This month we are highlighting the excellent work of PGR students on our digital platforms. Many PGRs will be thinking about publishing their work, and we spoke to Laura Clancy whose 2020 paper ‘The corporate power of the British monarchy: Capital(ism), wealth and power in contemporary Britain’ was published in The Sociological Review and was based on a chapter of her thesis. She talks us through her experience and tips…
TSR: How did you go about the process of adapting a chapter of your PhD thesis to a standalone publication?
The most challenging aspect of adapting the PhD chapter to a journal article was trying to separate the article from the overall thesis, so it made sense as a standalone piece without all the context and theorising that happens in the thesis. This was quite a long process of editing the background and context down, so it became short introductory paragraphs. Thinking about them as separate entities did help with this – so not trying to answer all the questions of a thesis in one journal article, but positioning it as its own, separate (although connected) article. I also made use of citations to direct the reader towards other pieces of work that I’ve also published/will publish from the thesis, to help link it all together.
TSR: How did you identify which aspects of your thesis publish?
My external examiners recommended I publish this particular chapter, so that did help! But I also purposefully chose a chapter that a) made sense as a standalone piece, and b) introduced some of the key ideas I knew I would later be using in the monograph version of my thesis, so they link together. It is also the chapter where I unpack my key theoretical framework through the term ‘The Firm’, so publishing it on its own meant I could describe this term and my approach of cultural political economy.
TSR: How did you select a journal?
The Sociological Review is an important journal for sociology around the world, so it was always a top choice for me. I also like what the journal is doing around making sociological research accessible. From a research perspective, my work is somewhere between sociology and media and cultural studies. This particular thesis chapter is perhaps the most ‘sociological’, so it made sense to be published in a sociology journal. Others have made more sense in cultural studies journals, and even history. It helped to separate the chapters and think about their individual elements.
TSR: How did the editorial process differ from your experience writing up this research for your thesis?
I was lucky enough to get extremely helpful comments from my reviewers, which really helped with the revisions process. I think reviewer feedback is often more interpretative than feedback from a supervisor, for instance. Supervisors will often go through the feedback with you face-to-face, or give tracked comments on a draft, whereas journal reviewer feedback is more general and you can interpret what changes to make. I found copying the reviewer feedback into a separate document, and then splitting it down into individual points from which I could make changes, was helpful. Re-grouping the feedback so similar points are together is also good. It can be a bit overwhelming to just get a few pages of text, so finding a way to break it down and make it manageable is important.

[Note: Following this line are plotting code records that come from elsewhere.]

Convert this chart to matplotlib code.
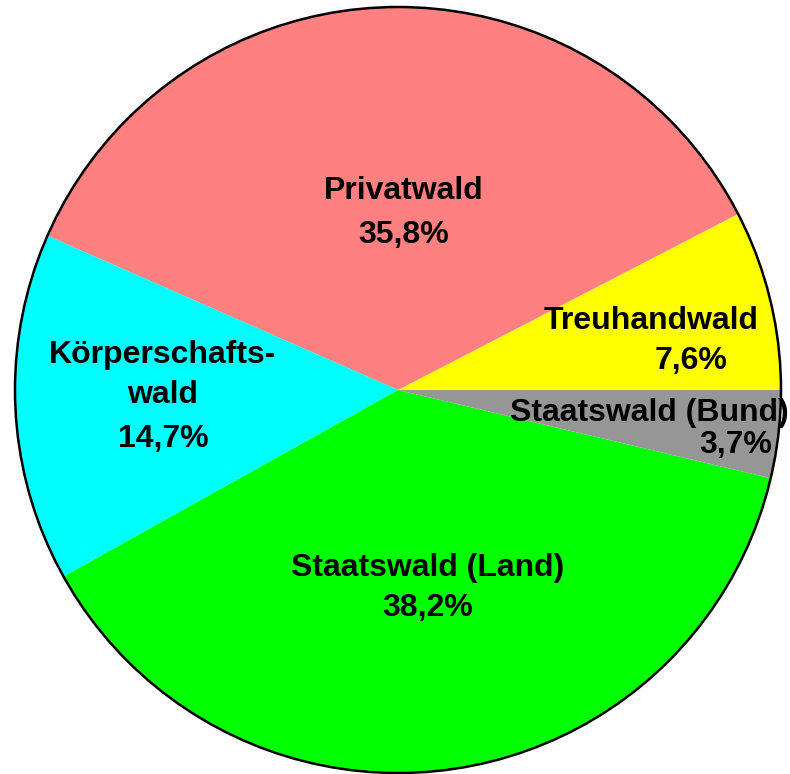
import matplotlib
matplotlib.use("Agg")
import matplotlib.pyplot as plt
from matplotlib.patches import Circle

categories = ["Treuhandwald", "Privatwald", "Körperschafts-\nwald", "Staatswald (Land)", "Staatswald (Bund)"]
values = [7.6, 35.8, 14.7, 38.2, 3.7]
colors = ["#FFFF00", "#FF8080", "#00FFFF", "#00FF00", "#969696"]
pct_labels = ["7,6%", "35,8%", "14,7%", "38,2%", "3,7%"]

W, H = 790, 774
fig = plt.figure(figsize=(W / 100, H / 100), dpi=100)
ax = fig.add_axes([0, 0, 1, 1])

cx, cy, r = 398, H - 390, 383
ax.pie(values, colors=colors, startangle=0, counterclock=True,
       center=(cx, cy), radius=r, wedgeprops=dict(linewidth=0), frame=True)
ax.set_xlim(0, W)
ax.set_ylim(0, H)
ax.set_aspect("equal")
ax.axis("off")
ax.add_patch(Circle((cx, cy), r, fill=False, edgecolor="black", linewidth=1.8, zorder=5))

font = dict(family="Liberation Sans", fontweight="bold", fontsize=23, ha="center", va="center", zorder=6)
# label positions (pixel coords, y from top); multi-line names are split into lines 40 px apart
name_pos = [(651, 321), (404, 191), (163, 355), (428, 568), (649, 413)]
pct_pos = [(691, 361), (404, 235), (163, 439), (428, 608), (736, 445)]
for name, pct, (nx, ny), (px, py) in zip(categories, pct_labels, name_pos, pct_pos):
    for i, line in enumerate(name.split("\n")):
        ax.text(nx, H - (ny + 40 * i), line, **font)
    ax.text(px, H - py, pct, **font)

fig.savefig("out.png", dpi=100)
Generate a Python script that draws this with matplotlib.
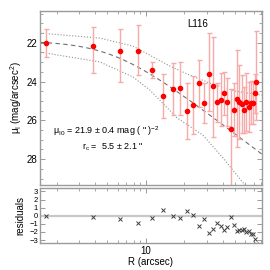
import numpy as np
import matplotlib
matplotlib.use('Agg')
import matplotlib.pyplot as plt
from matplotlib.ticker import MultipleLocator, LogLocator, NullFormatter, FixedLocator

plt.rcParams['font.family'] = ['Liberation Sans', 'DejaVu Sans']
plt.rcParams['mathtext.default'] = 'regular'

# surface brightness profile (radius in arcsec, mu in mag/arcsec^2)
radius = [1.65, 3.85, 6.22, 8.71, 11.2, 13.6, 16.2, 18.6, 21.1, 23.5,
          26.1, 28.6, 31.1, 33.5, 35.9, 38.5, 41.0, 43.5, 46.1, 48.5,
          51.2, 53.7, 56.1, 58.7, 60.9, 63.6, 66.1, 68.5, 70.9, 73.3]
mu = [22.00, 22.17, 22.44, 22.41, 23.41, 24.73, 24.39, 24.35, 25.52, 25.20,
      24.07, 25.08, 23.61, 24.23, 25.06, 24.94, 24.57, 25.06, 26.42, 25.46,
      24.89, 25.04, 25.16, 25.47, 25.07, 25.32, 25.09, 25.09, 24.60, 24.00]
err_bright = [0.72, 0.96, 1.13, 1.32, 0.40, 1.10, 1.36, 1.37, 1.44, 1.49,
              1.16, 1.03, 2.10, 2.53, 0.98, 1.38, 1.07, 1.24, 2.03, 1.39,
              2.53, 1.90, 1.50, 1.20, 1.50, 1.30, 1.10, 1.10, 1.00, 2.60]
err_faint = [0.75, 1.41, 1.57, 1.26, 0.43, 1.13, 1.34, 1.38, 1.43, 1.49,
             1.22, 1.05, 1.90, 2.63, 1.00, 1.34, 1.16, 1.22, 4.00, 1.37,
             2.47, 1.90, 1.50, 1.20, 1.50, 1.30, 1.10, 1.10, 1.00, 2.00]

# fit parameters
mu0 = 21.9
rc = 5.5

# envelopes
upper_r = [1.48, 4.37, 7.91, 11.1, 15.4, 22.1, 31.7, 49.7, 80.9]
upper_mu = [21.50, 21.76, 22.17, 22.69, 23.20, 23.67, 24.08, 24.49, 24.70]
lower_r = [1.48, 4.37, 7.91, 10.7, 17.5, 27.9, 41.5, 59.6]
lower_mu = [22.48, 22.99, 23.76, 24.43, 25.87, 26.76, 28.05, 29.34]

res_ticks = [-3, -2, -1, 0, 1, 2, 3]

def model(r):
    r = np.asarray(r)
    return mu0 + 2.5 * np.log10(1 + (r / rc) ** 2)

residuals = np.array(mu) - model(radius)

fig = plt.figure(figsize=(2.7, 2.7), dpi=100)
ax = fig.add_axes([0.148, 0.315, 0.821, 0.645])
axr = fig.add_axes([0.148, 0.099, 0.821, 0.204])

spine_c = '#9a9a9a'
xlim = (1.48, 80.5)

# main panel
rr = np.logspace(np.log10(xlim[0]), np.log10(xlim[1]), 200)
ax.plot(rr, model(rr), color='#707070', lw=0.8, dashes=(4, 3))
ax.plot(upper_r, upper_mu, color='#909090', lw=0.8, ls=':')
ax.plot(lower_r, lower_mu, color='#909090', lw=0.8, ls=':')
ax.errorbar(radius, mu, yerr=[err_bright, err_faint], fmt='o', color='red',
            ms=3.0, ecolor='#f6aaaa', elinewidth=1.0, capsize=1.8, capthick=1.0)
ax.set_xscale('log')
ax.set_xlim(*xlim)
ax.set_ylim(29.33, 20.35)
ax.yaxis.set_major_locator(MultipleLocator(2))
ax.yaxis.set_minor_locator(MultipleLocator(0.5))
ax.xaxis.set_major_locator(LogLocator(base=10))
ax.xaxis.set_minor_locator(LogLocator(base=10, subs=np.arange(2, 10)))
ax.xaxis.set_major_formatter(NullFormatter())
ax.xaxis.set_minor_formatter(NullFormatter())
ax.set_ylabel(r'$\mu_I$ (mag/arcsec$^2$)', fontsize=7, labelpad=2)
fig.text(198 / 270, 1 - 24 / 270, 'L116', fontsize=7, ha='center', va='center')
ax.text(0.06, 0.31, r'$\mu_{I0}$ = 21.9 $\pm$ 0.4 mag ( " )$^{-2}$',
        transform=ax.transAxes, fontsize=6.5, ha='left', va='center')
ax.text(0.19, 0.215, r'r$_c$ =  5.5 $\pm$ 2.1 "',
        transform=ax.transAxes, fontsize=6.5, ha='left', va='center')

# residuals panel
axr.axhline(0, color='#c8c8c8', lw=1.6)
axr.plot(radius, residuals, ls='none', marker='x', color='#404040', ms=3, mew=0.7)
axr.set_xscale('log')
axr.set_xlim(*xlim)
axr.set_ylim(-3.4, 3.4)
axr.yaxis.set_major_locator(FixedLocator(res_ticks))
axr.xaxis.set_minor_locator(LogLocator(base=10, subs=np.arange(2, 10)))
axr.xaxis.set_minor_formatter(NullFormatter())
axr.set_xticks([10])
axr.set_xticklabels(['10'])
axr.set_xlabel('R (arcsec)', fontsize=7, labelpad=1)
axr.set_ylabel('residuals', fontsize=7, labelpad=3)

for a in (ax, axr):
    for s in a.spines.values():
        s.set_color(spine_c)
        s.set_linewidth(1.0)
    a.tick_params(which='both', direction='in', top=True, right=True,
                  color=spine_c, labelsize=7, pad=2)
    a.tick_params(which='major', length=3.5, width=0.7)
    a.tick_params(which='minor', length=2, width=0.6)
axr.tick_params(axis='y', labelsize=5.5, pad=1.5)

fig.savefig('out.png', dpi=100)
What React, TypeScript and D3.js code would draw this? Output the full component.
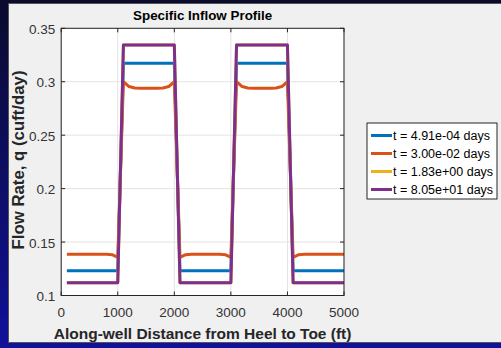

TSR: Your article was very popular on Twitter. What benefits (or otherwise!) does social media bring an ECR?
I have found social media very useful – although it does of course have its downsides. I have made many connections on Twitter, including discovering potential publishers for my book. It is also a good place to chat with other ECRs in similar positions, and get advice or support. Asking for recommendations or advice usually gets you a range of responses! I have an open profile so people can find my work, but this does have its downsides in that anyone can find you and send unsolicited comments. Hannah Yelin and I have written about this. I have found changing my settings so I don’t get notifications from people I don’t follow to be helpful to mitigate some of this. Overall, I do think social media is good for ECRs – with some caveats!
TSR: What advice would you give to PGR or post-PGR students looking to publish their work, maybe for the first time?
I have been lucky in that all of my reviewer comments so far have been helpful and constructive, and it has helped to develop my work elsewhere too – my book has benefitted hugely from the advice of reviewers of journal articles. So getting those comments will really help elsewhere. Also, I think choosing your journal carefully and making sure your research is a good fit is important.
Laura’s paper is free to access this month, along with Bolaji Balogun’s ‘Race and racism in Poland: Theorising and contextualising ‘Polish-centrism’’ which was also based on PhD research.